MUNICH -- German Energy Minister Sigmar Gabriel is scheduled to propose renewable energy reform on Wednesday. In an effort to reduce government spending and slow the increase in energy costs, Gabriel proposes to cut subsides for renewable sources from €0.17 per kilowatt-hour (kWh) to €0.12 per kWh by 2015, according to several reports.
For onshore wind in particular, Gabriel intends to reduce pay for operators by 10-20 percent by 2015 to 0.09/kWh, and he also intends to reduce the expansion to about 2,500 megawatts a year, according to an Economy Ministry document prepared for a Jan. 22-23 meeting of Merkel’s coalition. Developers would get the current subsidies if their units are authorized before Jan. 22 and enter operation this year, it said.
Gabriel wants green energy reform to take effect Aug. 1, according to Spiegel, though he told ARD that electricity prices won’t decline.
General Electric Co. favors these reforms to Germany’s energy policy, saying the reduced renewable energy subsidies will make the market more efficient.
Germany needs to focus energy spending on research and development rather than subsidies, Stephan Reimelt, GE’s head of energy in Germany, said in a telephone interview today. The company today sealed a 100 million-euro ($136 million) contract from Vattenfall SE to supply a gas turbine to a plant in Berlin.
“The direct market requirements for renewable energy is very important, and that is something that we see spelled out very clearly and that we support,” Reimelt said. “Germany should focus on innovation rather than subsidies and building. There is 230 million euros of R&D budget for this space and 20 billion euros of subsidies for renewables.”
The proposed cuts come as Chancellor Angela Merkel’s third-term government intends to cut the cost of her plan to shutter Germany’s nuclear plants and move Europe’s biggest economy toward renewables. She said one of her top priorities is to modernize the system of clean-energy aid after rising wind and solar costs sent consumer power bills soaring.
“The more renewables you bring into the grid, you have to take the fossil power out of the grid,” Reimelt said. “And so the projects and the operating power in gas turbines are heavily decreasing and being reduced to situations where most of these projects are not competitive any more. If you plan a project based on 8,000 operating hours rather than 1,000, you can imagine there is a fundamental difference.”

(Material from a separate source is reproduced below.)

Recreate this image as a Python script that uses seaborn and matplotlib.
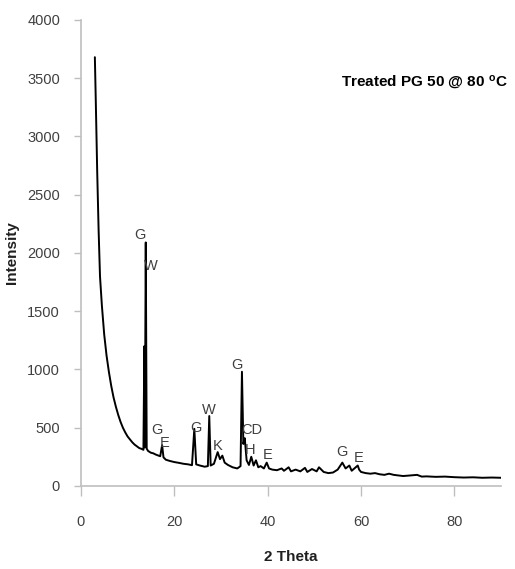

The president of BWE (Bundesverbandes WindEnergie), Sylvia Pilarsky-Grosch, called the proposed reform counterproductive to a successful continuation of the energy turnaround in Germany.
"Germany is the energy change in a very good way...The acceptance by the people is enormous, the demand for 100 percent renewable power is growing. To successfully continue on the path...we need a courageous policy," said Pilarsky-Grosch in a statement. "The proposals of the Minister of Energy are going in the wrong direction. The energy revolution is liable to be thwarted."